Summary
The housing crisis, foreclosures, and abandoned real estate developments have turned Cassie’s town into the wild west. When another financially ruined individual, Sonny, accidentally kills her boss in front of her, Cassie has to learn to stand up for herself and never give in to her would be captor and killer.
Comedy?
Working at a video store, I watch a lot of straight to DVD movies come and go. Usually they aren’t funny, scary, well acted, well shot, or well written. I’ll admit it makes me a little trigger shy when it comes to picking up a movie I haven’t heard of but I’m a Danny McBride (“Your Highness”)fan so I found myself hoping this in on Sunday night.

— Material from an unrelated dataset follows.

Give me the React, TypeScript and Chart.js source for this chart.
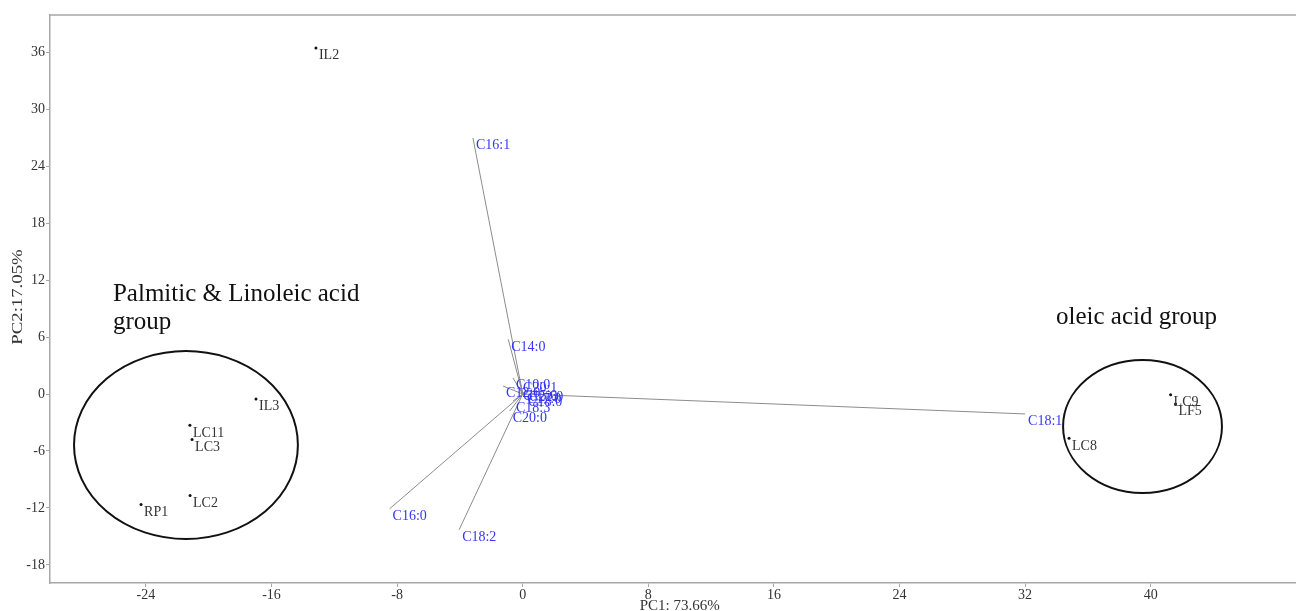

At first, I was a little thrown. This movie stars Danny McBride but he doesn’t really show up real quick and he’s not the lead. Instead I seemed to be watching a pretty depressing drama about a woman, Cassie (Rosemarie DeWitt, “Sweet Virginia”) who is massively in debt and actually works for the very real estate swindler who sold her a home she couldn’t afford. She’s divorced. Her daughter doesn’t want to live with her. Everyone thinks she should move to another town and give up on trying to make it work where she is at. Hardly the comedy that I thought I was getting into.
Then, McBride shows up. Sonny is going through many of the same things Cassie is but rather than keeping his nose to the grindstone and trying to bear up he has lost it and is ready to give Cassie’s boss, the real estate agent, a piece of his mind. This confrontation gets out of hand and Sonny accidentally kills the real estate agent and is forced to kidnap Cassie.
The main dynamic of the film is really between Cassie and Sonny. Sonny could just kill Cassie and hide the bodies but Sonny doesn’t believe he is a bad guy. He killed the agent by accident and he doesn’t want to hurt Cassie. He just needs to be convinced that he can trust her before he lets her go. This is the main funny of the film. Watching an out of control maniac commit atrocities and then try to maintain his moral innocence.
Cassie, on the other hand, is being stretched to not give in to his sob story and realize her own ability to survive. As a result the movie becomes a sort of feminist film. Cassie may not be tough on the outside but that ends up being refreshing. She’s tough on the inside. She never gives up or despairs or falls under Sonny’s spells of righteous diatribe.
Other movies could learn from this one. A tough chick doesn’t need to know karate, have a bunch of guns, or swear like a sailor to be tough. She just needs to be resilient and unflappable. She needs to stare danger in the face and not blink.
I wish I could say that the film rises up to be better than it has any right to be but it doesn’t. It’s ok. I liked it but I’ll never watch it again and you aren’t really missing much if you skip it. That is a shame because I do think Cassie’s character is just a shade deeper than most films of this ilk but just a shade. In the end, it still feels like a comedy that only half cares if it is funny.